From the Solectria pdf’s : “The Solectria DS 5-90P Drive System features an AT1200PP Gearbox with internal differential and parking pawl. This drive system is designed with front wheel compact sedans in mind. Vehicle conversions are made fast and easy, because this single piece unit will easily replace the engine and transmission of many compact production front wheel drive vehicles.”

Batteries

For all systems we will need batteries in addition to the motor/controller and gearbox. The batteries we have priced so far include lead acid and NiMH. Lead acid are cheaper and more available while NiMH have ~ 2x energy density. Mercury cadmium batteries are environmentally unfriendly and slowly dropping out of the race. Lithium apparently have too low power densities to be useful here (e.g. Tadiran).

The Solectria controller runs from a battery voltage between 120VDC and 336VDC.

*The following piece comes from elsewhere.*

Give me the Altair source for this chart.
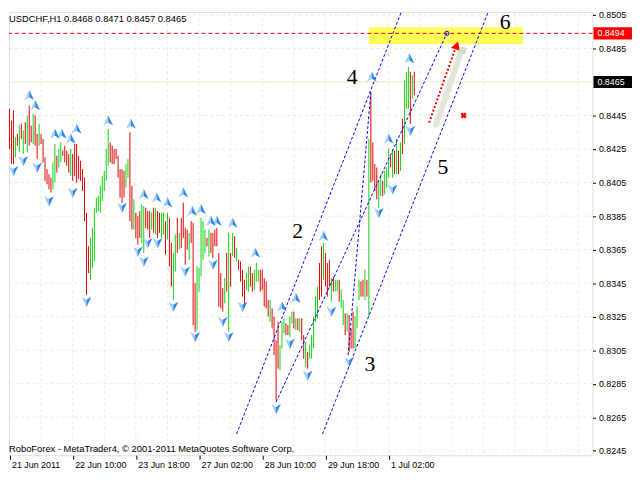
import altair as alt
import pandas as pd

# ---- bar data (price in pips, 0.0001) ----
highs = [
    8449, 8442, 8448, 8432, 8434, 8439, 8440, 8436, 8441, 8445,
    8451, 8439, 8446, 8445, 8434, 8440, 8434, 8431, 8420, 8413,
    8410, 8408, 8417, 8428, 8421, 8425, 8429, 8424, 8427, 8424,
    8422, 8425, 8422, 8428, 8428, 8421, 8418, 8413, 8408, 8387,
    8367, 8372, 8378, 8390, 8396, 8397, 8403, 8409, 8412, 8425,
    8437, 8429, 8427, 8425, 8425, 8421, 8413, 8413, 8412, 8416,
    8419, 8435, 8403, 8395, 8387, 8385, 8388, 8392, 8391, 8390,
    8388, 8388, 8387, 8390, 8390, 8388, 8387, 8387, 8387, 8382,
    8387, 8384, 8369, 8363, 8374, 8384, 8375, 8384, 8393, 8378,
    8377, 8375, 8382, 8381, 8345, 8355, 8354, 8384, 8382, 8377,
    8372, 8377, 8375, 8375, 8377, 8378, 8363, 8351, 8342, 8348,
    8363, 8375, 8363, 8375, 8373, 8366, 8359, 8358, 8353, 8347,
    8351, 8355, 8355, 8351, 8353, 8357, 8353, 8353, 8353, 8348,
    8346, 8335, 8335, 8330, 8325, 8311, 8322, 8308, 8322, 8324,
    8321, 8320, 8325, 8328, 8328, 8324, 8324, 8324, 8324, 8314,
    8310, 8304, 8308, 8314, 8325, 8337, 8343, 8357, 8367, 8369,
    8363, 8357, 8359, 8348, 8349, 8347, 8347, 8347, 8341, 8335,
    8327, 8327, 8326, 8318, 8328, 8325, 8331, 8347, 8346, 8347,
    8353, 8347, 8431, 8458, 8429, 8416, 8414, 8406, 8410, 8406,
    8412, 8414, 8425, 8421, 8425, 8424, 8431, 8424, 8429, 8443,
    8466, 8471, 8474, 8471, 8469, 8471,
]
lows = [
    8425, 8416, 8416, 8420, 8427, 8423, 8431, 8422, 8428, 8423,
    8427, 8429, 8428, 8427, 8419, 8427, 8428, 8417, 8406, 8404,
    8401, 8399, 8401, 8405, 8411, 8414, 8417, 8421, 8417, 8415,
    8411, 8409, 8406, 8409, 8405, 8407, 8406, 8400, 8382, 8338,
    8351, 8347, 8354, 8358, 8387, 8388, 8387, 8394, 8400, 8406,
    8415, 8417, 8416, 8416, 8419, 8408, 8396, 8393, 8396, 8402,
    8408, 8382, 8377, 8377, 8372, 8368, 8372, 8369, 8363, 8378,
    8377, 8372, 8377, 8375, 8374, 8372, 8375, 8372, 8374, 8362,
    8371, 8355, 8343, 8335, 8352, 8363, 8365, 8366, 8372, 8356,
    8365, 8359, 8369, 8320, 8316, 8317, 8340, 8349, 8359, 8363,
    8367, 8361, 8363, 8360, 8367, 8367, 8331, 8330, 8328, 8333,
    8340, 8316, 8343, 8361, 8360, 8358, 8353, 8346, 8337, 8331,
    8341, 8340, 8343, 8340, 8341, 8346, 8346, 8340, 8341, 8331,
    8330, 8325, 8322, 8318, 8302, 8275, 8294, 8293, 8306, 8315,
    8314, 8314, 8313, 8321, 8318, 8317, 8317, 8316, 8311, 8300,
    8295, 8294, 8300, 8300, 8306, 8322, 8324, 8335, 8337, 8347,
    8343, 8337, 8343, 8334, 8340, 8340, 8340, 8334, 8330, 8320,
    8314, 8316, 8304, 8306, 8306, 8306, 8318, 8335, 8337, 8337,
    8335, 8337, 8325, 8405, 8406, 8400, 8395, 8390, 8397, 8397,
    8398, 8402, 8408, 8414, 8408, 8410, 8410, 8410, 8412, 8422,
    8428, 8449, 8449, 8440, 8455, 8457,
]
dir_blocks = [
    "dddudududu", "dduddudddd", "dduuduuddd", "dudddddddd", "duuuuuuuuu",
    "uddddddddu", "udduddduud", "ddududduud", "udduududdd", "duddduuuuu",
    "dudddddddu", "dudududddd", "uudduuuddd", "ddudddduuu", "dduudududd",
    "uduuuuuddu", "ddduduuduu", "duddduuudd", "ududdddu" + "ud", "uuudududud",
    "uuudud",
]
dirs = list("".join(dir_blocks))

# fractal arrows (bar index, price in pips)
up_idx = [10, 13, 23, 26.5, 31, 34, 50, 61.5, 68, 74.5, 80, 88, 92.5, 97, 102, 105,
          113, 124.5, 138, 145, 159, 183.5, 192, 202.5]
up_val = [8457, 8451, 8434, 8434, 8431, 8437, 8442, 8440, 8398, 8396, 8393, 8399, 8388,
          8389, 8382, 8382, 8381, 8363, 8331, 8336, 8373, 8468, 8431, 8479]
dn_idx = [2, 7, 14, 20, 32, 39, 57, 65, 68, 70, 75, 83, 89, 94, 103, 108, 111, 118,
          135, 142, 151, 163, 172, 187, 194, 203]
dn_val = [8412, 8418, 8414, 8394, 8399, 8334, 8390, 8364, 8358, 8369, 8369, 8331, 8352,
          8313, 8356, 8322, 8313, 8331, 8270, 8309, 8290, 8328, 8298, 8387, 8401, 8436]

# channel lines
line_id = ["A", "A", "B", "B", "D", "D", "S", "S"]
line_x = [115, 199.5, 158.5, 243.5, 135, 221.5, 171.5, 183]
line_y = [8255, 8510, 8255, 8510, 8274, 8494, 8302, 8459]

# wave labels
wave_txt = ["2", "3", "4", "5", "6"]
wave_x = [146, 182.5, 173.5, 219.5, 251]
wave_y = [8376, 8297, 8468, 8414, 8501]

date_idx = [0, 32, 64, 96, 128, 160, 192]
date_lab = ["21 Jun 2011", "22 Jun 10:00", "23 Jun 18:00", "27 Jun 02:00",
            "28 Jun 10:00", "29 Jun 18:00", "1 Jul 02:00"]
grid_x = list(range(16, 296, 16))
y_ticks = [round(0.8245 + 0.002 * k, 4) for k in range(14)]

target_level = 0.8494
bid_level = 0.8465
header = "USDCHF,H1  0.8468 0.8471 0.8457 0.8465"
footer = "RoboForex - MetaTrader4, \u00a9 2001-2011 MetaQuotes Software Corp."

P = 10000.0
n = len(highs)
assert len(lows) == n and len(dirs) == n

bars = pd.DataFrame({"i": range(n), "high": [h / P for h in highs],
                     "low": [l / P for l in lows], "dir": dirs})

XD = [-0.25, 295.25]
YD = [0.824234, 0.850677]
xs = alt.Scale(domain=XD, nice=False, zero=False)
ys = alt.Scale(domain=YD, nice=False, zero=False)
FONT = "Liberation Sans"
GRID = "#efecd2"

label_expr = "[" + ",".join("'%s'" % d for d in date_lab) + "][round(datum.value / 32)]"
x_axis = alt.Axis(values=date_idx, labelExpr=label_expr, orient="bottom", grid=False,
                  domain=False, ticks=True, tickColor="black", tickSize=4,
                  labelAlign="left", labelBaseline="top", labelFont=FONT, labelFontSize=9,
                  labelColor="black", labelPadding=1, labelOffset=2, title=None,
                  labelFlush=False, labelOverlap=False, zindex=1)
# the bid level carries its own boxed label, so the axis skips it
axis_vals = [v for v in y_ticks if abs(v - bid_level) > 1e-6]
y_axis = alt.Axis(orient="right", values=axis_vals, format=".4f", grid=False,
                  domain=False, ticks=True, tickColor="black", tickSize=3,
                  labelFont=FONT, labelFontSize=9, labelColor="black", labelPadding=3,
                  title=None, labelOverlap=False, labelFlush=False, zindex=1)


def X(f):
    return alt.X(f, type="quantitative", scale=xs, axis=x_axis)


def Y(f):
    return alt.Y(f, type="quantitative", scale=ys, axis=y_axis)


vgrid = alt.Chart(pd.DataFrame({"gx": grid_x})).mark_rule(
    color=GRID, strokeDash=[3, 3]).encode(x=X("gx"))
hgrid = alt.Chart(pd.DataFrame({"gy": y_ticks})).mark_rule(
    color=GRID, strokeDash=[3, 3]).encode(y=Y("gy"))

bid = alt.Chart(pd.DataFrame({"p": [bid_level]})).mark_rule(
    color="#efeccc").encode(y=Y("p"))

zone = alt.Chart(pd.DataFrame({"x1": [182], "x2": [260], "y1": [0.84977], "y2": [0.84877]})
                 ).mark_rect(color="#ffff55").encode(x=X("x1"), x2="x2", y=Y("y1"), y2="y2")

bar_layer = alt.Chart(bars).mark_rule(strokeWidth=1, opacity=1).encode(
    x=X("i"), y=Y("low"), y2="high",
    color=alt.Color("dir:N", scale=alt.Scale(domain=["u", "d"], range=["#10d010", "#e00000"]),
                    legend=None))

target = alt.Chart(pd.DataFrame({"p": [target_level]})).mark_rule(
    color="#e00000", strokeDash=[4, 3]).encode(y=Y("p"))

ldf = pd.DataFrame({"id": line_id, "x": line_x, "y": [v / P for v in line_y]})
lines = alt.Chart(ldf).mark_line(clip=True, color="#0000ff", strokeDash=[3, 2],
                                 strokeWidth=1).encode(x=X("x"), y=Y("y"), detail="id:N")

band = alt.Chart(pd.DataFrame({"x": [216, 229], "y": [0.84395, 0.84841]})).mark_line(
    color="#e4e4da", strokeWidth=6, strokeCap="round").encode(x=X("x"), y=Y("y"))
red_arrow = alt.Chart(pd.DataFrame({"x": [212.5, 226], "y": [0.84407, 0.84858]})).mark_line(
    color="#ff0000", strokeDash=[2, 2]).encode(x=X("x"), y=Y("y"))
head = alt.Chart(pd.DataFrame({"x": [226.5], "y": [0.84868]})).mark_point(
    shape="triangle-up", filled=True, color="#ff0000", size=90, angle=19, opacity=1
).encode(x=X("x"), y=Y("y"))
ghost = alt.Chart(pd.DataFrame({"x": [229.5], "y": [0.84838]})).mark_point(
    filled=True, color="#cfe0c6", size=55, opacity=1).encode(x=X("x"), y=Y("y"))
red_x = alt.Chart(pd.DataFrame({"x": [230], "y": [0.84450]})).mark_point(
    shape="cross", angle=45, filled=True, color="#ff0000", size=40, opacity=1
).encode(x=X("x"), y=Y("y"))
ring = alt.Chart(pd.DataFrame({"x": [221.5], "y": [0.8494]})).mark_point(
    shape="circle", filled=False, color="#0000ff", size=18, strokeWidth=1, opacity=1
).encode(x=X("x"), y=Y("y"))

updf = pd.DataFrame({"x": up_idx, "y": [v / P for v in up_val]})
dndf = pd.DataFrame({"x": dn_idx, "y": [v / P for v in dn_val]})
LIGHT, DARK = "#a2cdf8", "#2f87ea"


def arrow(df, path, col):
    return alt.Chart(df).mark_point(shape=path, filled=True, color=col, size=120,
                                    opacity=1).encode(x=X("x"), y=Y("y"))


arrows = [
    arrow(updf, "M0,-1L-0.9,0.9L0,0.35Z", LIGHT),
    arrow(updf, "M0,-1L0.9,0.9L0,0.35Z", DARK),
    arrow(dndf, "M0,1L-0.9,-0.9L0,-0.35Z", LIGHT),
    arrow(dndf, "M0,1L0.9,-0.9L0,-0.35Z", DARK),
]

waves = alt.Chart(pd.DataFrame({"t": wave_txt, "x": wave_x, "y": [v / P for v in wave_y]})
                  ).mark_text(font="Liberation Serif", fontSize=22, color="black",
                              align="center", baseline="middle").encode(
    x=X("x"), y=Y("y"), text="t:N")

head_txt = alt.Chart(pd.DataFrame({"t": [header]})).mark_text(
    font=FONT, fontSize=9.5, color="black", align="left", baseline="alphabetic"
).encode(x=alt.value(0), y=alt.value(10), text="t:N")
foot_txt = alt.Chart(pd.DataFrame({"t": [footer]})).mark_text(
    font=FONT, fontSize=9.5, color="black", align="left", baseline="alphabetic"
).encode(x=alt.value(0), y=alt.value(446), text="t:N")

pbox = pd.DataFrame({"p": [target_level, bid_level], "c": ["#ff0000", "#000000"],
                     "lab": ["%.4f" % target_level, "%.4f" % bid_level]})
pbox["y1"] = pbox["p"] + 0.00036
pbox["y2"] = pbox["p"] - 0.00036
boxes = alt.Chart(pbox).mark_rect().encode(
    x=alt.value(592), x2=alt.value(631), y=Y("y1"), y2="y2",
    color=alt.Color("c:N", scale=None))
box_txt = alt.Chart(pbox).mark_text(font=FONT, fontSize=9, color="white", align="left",
                                    baseline="middle").encode(
    x=alt.value(596), y=Y("p"), text="lab:N")

chart = alt.layer(
    vgrid, hgrid, bid, zone, bar_layer, target, lines, band, red_arrow, head, ghost, red_x,
    ring, *arrows, waves, head_txt, foot_txt, boxes, box_txt
).properties(
    width=591, height=449,
    padding={"left": 1, "top": 1, "right": 40, "bottom": 18},
    autosize=alt.AutoSizeParams(type="none"),
).configure_view(stroke="black", strokeWidth=1, fill="white").configure(background="white")

chart.save("out.html", embed_options={"renderer": "svg", "actions": False})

The peak power of the AC24 motor is unpublished, but its predecessor has a published peak of 40kW. From the graph above of the peak power for the DMOC445 controller it appears that ~170VDC is enough to provide this power. To facilitate charging from 220VAC systems a battery voltage of ~200-220VDC seems reasonable.

Assuming a battery voltage of 36V and impedance of 0.03Ω, then 6 batteries in series will run at 36V*6=216V with an impedance of 0.18Ω; charging this with a rectified 220VAC(rms) source will give a current of 22A, a reasonable current for a power of 5kW. To load down the generator more we can use another set of 6 batteries in parallel with the first set, halving the impedance and doubling the current (and power).

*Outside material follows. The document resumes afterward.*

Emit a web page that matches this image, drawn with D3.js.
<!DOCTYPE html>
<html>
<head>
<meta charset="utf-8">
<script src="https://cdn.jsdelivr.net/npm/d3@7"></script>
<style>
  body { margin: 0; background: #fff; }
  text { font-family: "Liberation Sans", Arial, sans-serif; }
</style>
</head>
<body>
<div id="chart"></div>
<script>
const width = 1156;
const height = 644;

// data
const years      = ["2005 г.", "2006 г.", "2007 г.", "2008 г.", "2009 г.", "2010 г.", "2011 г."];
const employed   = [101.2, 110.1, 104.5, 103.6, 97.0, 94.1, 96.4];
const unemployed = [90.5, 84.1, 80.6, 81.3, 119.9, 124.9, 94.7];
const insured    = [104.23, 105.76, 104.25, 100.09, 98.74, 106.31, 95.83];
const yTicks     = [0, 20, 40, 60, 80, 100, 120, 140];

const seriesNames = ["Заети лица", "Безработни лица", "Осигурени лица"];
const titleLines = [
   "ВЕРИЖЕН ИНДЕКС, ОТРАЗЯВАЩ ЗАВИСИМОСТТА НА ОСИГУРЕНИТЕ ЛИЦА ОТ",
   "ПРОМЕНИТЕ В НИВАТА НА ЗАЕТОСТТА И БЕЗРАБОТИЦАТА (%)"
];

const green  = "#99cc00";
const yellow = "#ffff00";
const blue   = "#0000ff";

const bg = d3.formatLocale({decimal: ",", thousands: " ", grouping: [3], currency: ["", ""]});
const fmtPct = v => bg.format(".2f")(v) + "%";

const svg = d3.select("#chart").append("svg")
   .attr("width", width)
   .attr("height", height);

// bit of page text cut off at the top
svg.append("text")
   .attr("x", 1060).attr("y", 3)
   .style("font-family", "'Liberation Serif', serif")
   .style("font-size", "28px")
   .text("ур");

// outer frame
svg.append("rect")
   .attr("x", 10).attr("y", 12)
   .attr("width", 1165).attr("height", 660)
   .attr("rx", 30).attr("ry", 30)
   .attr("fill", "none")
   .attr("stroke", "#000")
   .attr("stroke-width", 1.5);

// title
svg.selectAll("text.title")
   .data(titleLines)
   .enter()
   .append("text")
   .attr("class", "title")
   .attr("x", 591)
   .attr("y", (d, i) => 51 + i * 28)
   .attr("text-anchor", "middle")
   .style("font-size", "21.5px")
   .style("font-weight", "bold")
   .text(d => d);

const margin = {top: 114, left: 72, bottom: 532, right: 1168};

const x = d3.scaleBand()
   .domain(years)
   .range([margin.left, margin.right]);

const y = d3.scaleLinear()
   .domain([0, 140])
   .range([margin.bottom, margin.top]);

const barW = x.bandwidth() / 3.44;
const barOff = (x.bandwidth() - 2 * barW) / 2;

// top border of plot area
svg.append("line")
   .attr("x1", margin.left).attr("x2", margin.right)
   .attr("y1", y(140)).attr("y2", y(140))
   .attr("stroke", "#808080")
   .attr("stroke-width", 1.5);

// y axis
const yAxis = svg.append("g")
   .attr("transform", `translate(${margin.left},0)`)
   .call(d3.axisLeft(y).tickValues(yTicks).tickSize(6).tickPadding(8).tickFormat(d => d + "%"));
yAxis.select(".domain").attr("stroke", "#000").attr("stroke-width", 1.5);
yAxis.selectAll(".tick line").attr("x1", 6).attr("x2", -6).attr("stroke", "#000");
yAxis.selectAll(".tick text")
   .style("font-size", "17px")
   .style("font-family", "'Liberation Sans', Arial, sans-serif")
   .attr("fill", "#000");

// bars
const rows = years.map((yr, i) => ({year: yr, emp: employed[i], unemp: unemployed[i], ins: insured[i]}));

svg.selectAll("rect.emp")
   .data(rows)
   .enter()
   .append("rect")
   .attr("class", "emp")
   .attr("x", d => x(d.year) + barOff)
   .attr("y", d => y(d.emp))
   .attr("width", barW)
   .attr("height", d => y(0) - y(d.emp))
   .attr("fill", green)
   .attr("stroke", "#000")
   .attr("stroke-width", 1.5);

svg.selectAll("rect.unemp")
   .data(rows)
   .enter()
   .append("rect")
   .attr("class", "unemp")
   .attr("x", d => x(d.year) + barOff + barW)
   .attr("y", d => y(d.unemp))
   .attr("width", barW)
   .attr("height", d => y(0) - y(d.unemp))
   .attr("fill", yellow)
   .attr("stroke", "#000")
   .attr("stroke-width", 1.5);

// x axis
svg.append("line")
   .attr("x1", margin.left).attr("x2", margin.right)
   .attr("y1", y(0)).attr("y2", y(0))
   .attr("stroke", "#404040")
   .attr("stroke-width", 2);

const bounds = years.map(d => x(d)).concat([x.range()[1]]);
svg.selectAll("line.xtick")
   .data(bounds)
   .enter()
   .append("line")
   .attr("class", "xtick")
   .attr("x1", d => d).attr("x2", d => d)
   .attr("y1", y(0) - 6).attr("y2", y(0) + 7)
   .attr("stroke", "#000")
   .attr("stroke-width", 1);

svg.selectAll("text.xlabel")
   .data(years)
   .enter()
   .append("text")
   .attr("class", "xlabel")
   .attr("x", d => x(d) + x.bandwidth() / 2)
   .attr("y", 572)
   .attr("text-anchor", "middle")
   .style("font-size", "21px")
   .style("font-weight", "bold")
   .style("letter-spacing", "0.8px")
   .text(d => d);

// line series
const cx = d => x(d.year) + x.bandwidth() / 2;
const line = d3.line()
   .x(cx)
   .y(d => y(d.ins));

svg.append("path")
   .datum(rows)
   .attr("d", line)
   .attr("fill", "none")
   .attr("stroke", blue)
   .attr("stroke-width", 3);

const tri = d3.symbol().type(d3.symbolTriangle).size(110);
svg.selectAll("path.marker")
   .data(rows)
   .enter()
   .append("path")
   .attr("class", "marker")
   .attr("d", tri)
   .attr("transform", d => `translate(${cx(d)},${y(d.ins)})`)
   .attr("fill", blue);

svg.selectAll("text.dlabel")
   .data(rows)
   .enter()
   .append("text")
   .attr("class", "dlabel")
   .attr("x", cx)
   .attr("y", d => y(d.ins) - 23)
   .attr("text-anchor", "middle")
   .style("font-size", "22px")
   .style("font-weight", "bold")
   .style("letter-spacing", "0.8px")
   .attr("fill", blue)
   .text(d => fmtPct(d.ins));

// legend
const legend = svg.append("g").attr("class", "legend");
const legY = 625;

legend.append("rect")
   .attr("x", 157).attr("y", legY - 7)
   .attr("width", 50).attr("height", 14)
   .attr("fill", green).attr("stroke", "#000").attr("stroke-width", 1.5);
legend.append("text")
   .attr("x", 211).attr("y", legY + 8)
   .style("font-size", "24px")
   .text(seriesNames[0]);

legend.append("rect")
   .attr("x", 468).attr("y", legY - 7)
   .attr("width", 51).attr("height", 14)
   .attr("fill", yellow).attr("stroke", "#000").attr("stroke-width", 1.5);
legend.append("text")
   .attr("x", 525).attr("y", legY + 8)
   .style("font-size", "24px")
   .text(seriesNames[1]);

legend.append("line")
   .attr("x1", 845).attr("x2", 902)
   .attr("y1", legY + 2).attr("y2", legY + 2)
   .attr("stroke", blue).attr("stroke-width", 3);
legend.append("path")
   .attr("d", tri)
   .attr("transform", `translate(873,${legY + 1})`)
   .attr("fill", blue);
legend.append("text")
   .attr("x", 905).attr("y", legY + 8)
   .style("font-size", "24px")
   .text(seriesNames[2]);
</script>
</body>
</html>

The total battery capacity (Watt-Hours) for the parallel hybrid system needs to be large enough to start the vehicle from rest and run it at low speeds, while the total capacity for series is determined by the generator power and desired driving time.

We took a somewhat arbitrary figure of 30 minutes total electric power at 10kW average, for a total battery capacity of 5kWH . Looking at lead acid and NiMH batteries we find that NiMH motorcycle batteries or Optima lead acid are good picks.

Various batteries found so far (considering lead-acid and NiMH) for 5kWH capacity

Generator

For the series system we will need a gas-driven source of electric power. In principle the possible sources include the fuel cell, gas turbine+generator, and ICE+generator. Removing the ‘exotic’ elements of fuel cell and gas turbine leaves the ICE+generator, which can be found on the market for reasonable cost.

*company*	*Part*	*engine*	*kW max*	*kW cont*	Kg	*g/kWh*	*fuel*	$	dimensions
Baldor	PC90VE		9kW	8kW	98.0			~2000
Baldor	PCM60RE		6kW				gas LP NG	1950
Baldor	DG6E	Hatz1B40	6kW	5.5kW	111.8		diesel	3242
Lombardini	6LD435			6kW	85.0		diesel	2443
Lombardini	12LD435			13kW			diesel	5231
Yanmar	YDG6000			6kW	134.0		diesel	3500
Yanmar	L100AE			6kW			diesel	3100
Yanmar	4W315			5kW	115.9		diesel	3500	82cmX64cmX55cm
Yanmar	DX4500	L70		3.6kW	32.7		diesel	1485
Yanmar	DX6500EC	L100		4.95kW	47.7			2645
norpro	5PD	lombardini 15LD400	5kW	4.5kW	51.8			2431	63cmX55cmX48cm
Honda	3W737			5kW	80.5		gas	1700	83cmX55cmX51cm
Honda	GX340			6kW			gas	1760
Honda	GX610-QDW		13.4kW		42.0	313	gas
Honda	GX620-QDW		14.9kW	10kW	42.0	313	gas	2723
Honda	HPP6-B		6.6kW	5.5kW	138.0		gas, LP, NG	2633	77cmX56cmX56cm
Coleman	PM0558023	GenTek OHV	9.6kW	8kW	110.5		gas	1600
baldor	pcm60re	robin subaru EN24	6kW	6kW	90.9		gas/LP/NG	2190	69cmX46cmX51cm

Prices for some small gensets

We see in the table above that diesels are more expensive than gas. The noise generated in either case is on the order of 76-80dB(A) at 7 meters. Conceivably the noise can be attenuated by the enclosure and system used for air cooling of the generator.

Energy efficiency of generator:

Looking at the Honda GX620-QDW we find a fuel consumption of 313g fuel (benzene) per kWh. At 10kW power(~90km/hr on level road) this corresponds to 10*313g/90km=3.4l/100km or 28km/l=67mpg.

Consumption info for the diesel Lombardini 6LD435 is not available; with our 'diesel' requirement this is one of the good candidates (cheaper and lighter than others).

Budget

Summing the prices and weights we come to the following table:

Weight and cost budget for series hybrid

Integration

We have made .dxf models of all the relevant parts (existing car frame, motor, generator, batteries) and have integrated all parts into the frame as shown below. The main point is to make sure a small car has enough space to fit everything. The generator comes with vibration isolation. The motor is mounted to thick aluminum strips bolted to the floor of the front engine compartment, to provide sufficient 'contra' against the torque of the motor.

Status

We currently have the facilities (professional garage and tools), personnel (team of technion students, retired mechanics, and some interested people), and authorization (from Ministry of Transportation) to carry out the project. The bottom line is that we are stuck due to lack of funds.